- [Given instruction]
Quote every line of the data below as it stands, omitting pictures.

- [Given information]
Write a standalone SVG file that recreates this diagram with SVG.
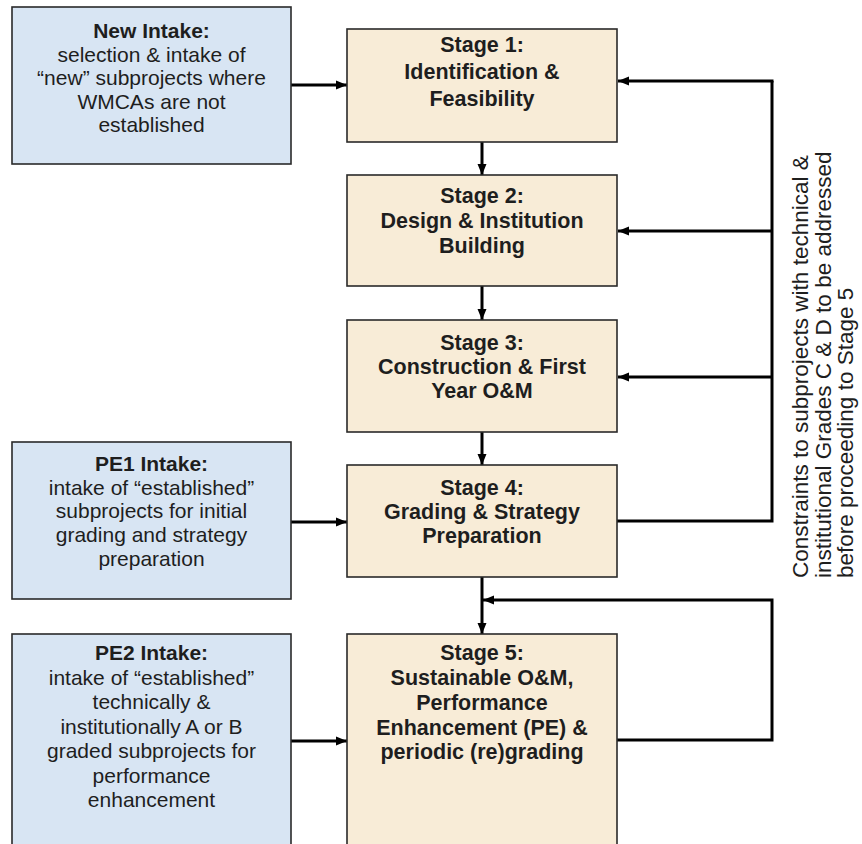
<svg xmlns="http://www.w3.org/2000/svg" width="862" height="844" viewBox="0 0 862 844">
<defs>
<style>
.intake{fill:#d8e5f3;stroke:#2a2a2a;stroke-width:1.6}
.stage{fill:#f8ecd7;stroke:#2a2a2a;stroke-width:1.6}
text{font-family:"Liberation Sans",Arial,sans-serif;fill:#1e1e1e;text-anchor:middle}
.t{font-size:21px}
.b{font-weight:bold}
.s{font-size:21.5px;font-weight:bold}
.rot{font-size:22.5px;text-anchor:start}
.con{fill:none;stroke:#000;stroke-width:3}
.arr{marker-end:url(#ah)}
</style>
<marker id="ah" markerUnits="userSpaceOnUse" markerWidth="12" markerHeight="12" viewBox="0 0 12 12" refX="11" refY="6" orient="auto">
<path d="M0,1.5 L11,6 L0,10.5 Z" fill="#000"/>
</marker>
</defs>
<rect width="862" height="844" fill="#ffffff"/>

<g id="connectors">
<line class="con arr" x1="291" y1="85" x2="347" y2="85"/>
<line class="con arr" x1="291" y1="522" x2="347" y2="522"/>
<line class="con arr" x1="291" y1="741" x2="347" y2="741"/>
<line class="con arr" x1="482" y1="142" x2="482" y2="175"/>
<line class="con arr" x1="482" y1="286" x2="482" y2="320"/>
<line class="con arr" x1="482" y1="432" x2="482" y2="465"/>
<line class="con arr" x1="482" y1="577" x2="482" y2="634"/>
<polyline class="con" points="617,521 772,521 772,81"/>
<line class="con arr" x1="773.5" y1="81" x2="618" y2="81"/>
<line class="con arr" x1="772" y1="231" x2="618" y2="231"/>
<line class="con arr" x1="772" y1="377" x2="618" y2="377"/>
<polyline class="con arr" points="617,740 772,740 772,600 483,600"/>
</g>

<g id="new-intake">
<rect class="intake" x="12" y="7" width="279" height="157"/>
<text class="t b" x="151.5" y="38">New Intake:</text>
<text class="t" x="151.5" y="61.5">selection &amp; intake of</text>
<text class="t" x="151.5" y="85">“new” subprojects where</text>
<text class="t" x="151.5" y="108.5">WMCAs are not</text>
<text class="t" x="151.5" y="132">established</text>
</g>

<g id="pe1-intake">
<rect class="intake" x="12" y="442" width="279" height="157"/>
<text class="t b" x="151.5" y="471">PE1 Intake:</text>
<text class="t" x="151.5" y="494.5">intake of “established”</text>
<text class="t" x="151.5" y="518">subprojects for initial</text>
<text class="t" x="151.5" y="541.5">grading and strategy</text>
<text class="t" x="151.5" y="566">preparation</text>
</g>

<g id="pe2-intake">
<rect class="intake" x="12" y="634" width="279" height="220"/>
<text class="t b" x="151.5" y="660">PE2 Intake:</text>
<text class="t" x="151.5" y="684.5">intake of “established”</text>
<text class="t" x="151.5" y="709">technically &amp;</text>
<text class="t" x="151.5" y="733.5">institutionally A or B</text>
<text class="t" x="151.5" y="758">graded subprojects for</text>
<text class="t" x="151.5" y="782.5">performance</text>
<text class="t" x="151.5" y="807">enhancement</text>
</g>

<g id="stage1">
<rect class="stage" x="347" y="29" width="270" height="113"/>
<text class="s" x="482" y="52">Stage 1:</text>
<text class="s" x="482" y="79">Identification &amp;</text>
<text class="s" x="482" y="106">Feasibility</text>
</g>

<g id="stage2">
<rect class="stage" x="347" y="175" width="270" height="111"/>
<text class="s" x="482" y="203">Stage 2:</text>
<text class="s" x="482" y="228">Design &amp; Institution</text>
<text class="s" x="482" y="253">Building</text>
</g>

<g id="stage3">
<rect class="stage" x="347" y="320" width="270" height="112"/>
<text class="s" x="482" y="350">Stage 3:</text>
<text class="s" x="482" y="374">Construction &amp; First</text>
<text class="s" x="482" y="398">Year O&amp;M</text>
</g>

<g id="stage4">
<rect class="stage" x="347" y="465" width="270" height="112"/>
<text class="s" x="482" y="495">Stage 4:</text>
<text class="s" x="482" y="519">Grading &amp; Strategy</text>
<text class="s" x="482" y="543">Preparation</text>
</g>

<g id="stage5">
<rect class="stage" x="347" y="634" width="270" height="220"/>
<text class="s" x="482" y="660">Stage 5:</text>
<text class="s" x="482" y="685">Sustainable O&amp;M,</text>
<text class="s" x="482" y="710">Performance</text>
<text class="s" x="482" y="734.5">Enhancement (PE) &amp;</text>
<text class="s" x="482" y="759">periodic (re)grading</text>
</g>

<g id="constraint-label">
<text class="rot" transform="translate(808,578) rotate(-90)">Constraints to subprojects with technical &amp;</text>
<text class="rot" transform="translate(830.5,578) rotate(-90)">institutional Grades C &amp; D to be addressed</text>
<text class="rot" transform="translate(853,578) rotate(-90)">before proceeding to Stage 5</text>
</g>
</svg>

- [Result of the exercise]
Write a standalone SVG file that recreates this diagram with SVG.
<svg xmlns="http://www.w3.org/2000/svg" width="862" height="844" viewBox="0 0 862 844">
<defs>
<style>
.intake{fill:#d8e5f3;stroke:#2a2a2a;stroke-width:1.6}
.stage{fill:#f8ecd7;stroke:#2a2a2a;stroke-width:1.6}
text{font-family:"Liberation Sans",Arial,sans-serif;fill:#1e1e1e;text-anchor:middle}
.t{font-size:21px}
.b{font-weight:bold}
.s{font-size:21.5px;font-weight:bold}
.rot{font-size:22.5px;text-anchor:start}
.con{fill:none;stroke:#000;stroke-width:3}
.arr{marker-end:url(#ah)}
</style>
<marker id="ah" markerUnits="userSpaceOnUse" markerWidth="12" markerHeight="12" viewBox="0 0 12 12" refX="11" refY="6" orient="auto">
<path d="M0,1.5 L11,6 L0,10.5 Z" fill="#000"/>
</marker>
</defs>
<rect width="862" height="844" fill="#ffffff"/>

<g id="connectors">
<line class="con arr" x1="291" y1="85" x2="347" y2="85"/>
<line class="con arr" x1="291" y1="522" x2="347" y2="522"/>
<line class="con arr" x1="291" y1="741" x2="347" y2="741"/>
<line class="con arr" x1="482" y1="142" x2="482" y2="175"/>
<line class="con arr" x1="482" y1="286" x2="482" y2="320"/>
<line class="con arr" x1="482" y1="432" x2="482" y2="465"/>
<line class="con arr" x1="482" y1="577" x2="482" y2="634"/>
<polyline class="con" points="617,521 772,521 772,81"/>
<line class="con arr" x1="773.5" y1="81" x2="618" y2="81"/>
<line class="con arr" x1="772" y1="231" x2="618" y2="231"/>
<line class="con arr" x1="772" y1="377" x2="618" y2="377"/>
<polyline class="con arr" points="617,740 772,740 772,600 483,600"/>
</g>

<g id="new-intake">
<rect class="intake" x="12" y="7" width="279" height="157"/>
<text class="t b" x="151.5" y="38">New Intake:</text>
<text class="t" x="151.5" y="61.5">selection &amp; intake of</text>
<text class="t" x="151.5" y="85">“new” subprojects where</text>
<text class="t" x="151.5" y="108.5">WMCAs are not</text>
<text class="t" x="151.5" y="132">established</text>
</g>

<g id="pe1-intake">
<rect class="intake" x="12" y="442" width="279" height="157"/>
<text class="t b" x="151.5" y="471">PE1 Intake:</text>
<text class="t" x="151.5" y="494.5">intake of “established”</text>
<text class="t" x="151.5" y="518">subprojects for initial</text>
<text class="t" x="151.5" y="541.5">grading and strategy</text>
<text class="t" x="151.5" y="566">preparation</text>
</g>

<g id="pe2-intake">
<rect class="intake" x="12" y="634" width="279" height="220"/>
<text class="t b" x="151.5" y="660">PE2 Intake:</text>
<text class="t" x="151.5" y="684.5">intake of “established”</text>
<text class="t" x="151.5" y="709">technically &amp;</text>
<text class="t" x="151.5" y="733.5">institutionally A or B</text>
<text class="t" x="151.5" y="758">graded subprojects for</text>
<text class="t" x="151.5" y="782.5">performance</text>
<text class="t" x="151.5" y="807">enhancement</text>
</g>

<g id="stage1">
<rect class="stage" x="347" y="29" width="270" height="113"/>
<text class="s" x="482" y="52">Stage 1:</text>
<text class="s" x="482" y="79">Identification &amp;</text>
<text class="s" x="482" y="106">Feasibility</text>
</g>

<g id="stage2">
<rect class="stage" x="347" y="175" width="270" height="111"/>
<text class="s" x="482" y="203">Stage 2:</text>
<text class="s" x="482" y="228">Design &amp; Institution</text>
<text class="s" x="482" y="253">Building</text>
</g>

<g id="stage3">
<rect class="stage" x="347" y="320" width="270" height="112"/>
<text class="s" x="482" y="350">Stage 3:</text>
<text class="s" x="482" y="374">Construction &amp; First</text>
<text class="s" x="482" y="398">Year O&amp;M</text>
</g>

<g id="stage4">
<rect class="stage" x="347" y="465" width="270" height="112"/>
<text class="s" x="482" y="495">Stage 4:</text>
<text class="s" x="482" y="519">Grading &amp; Strategy</text>
<text class="s" x="482" y="543">Preparation</text>
</g>

<g id="stage5">
<rect class="stage" x="347" y="634" width="270" height="220"/>
<text class="s" x="482" y="660">Stage 5:</text>
<text class="s" x="482" y="685">Sustainable O&amp;M,</text>
<text class="s" x="482" y="710">Performance</text>
<text class="s" x="482" y="734.5">Enhancement (PE) &amp;</text>
<text class="s" x="482" y="759">periodic (re)grading</text>
</g>

<g id="constraint-label">
<text class="rot" transform="translate(808,578) rotate(-90)">Constraints to subprojects with technical &amp;</text>
<text class="rot" transform="translate(830.5,578) rotate(-90)">institutional Grades C &amp; D to be addressed</text>
<text class="rot" transform="translate(853,578) rotate(-90)">before proceeding to Stage 5</text>
</g>
</svg>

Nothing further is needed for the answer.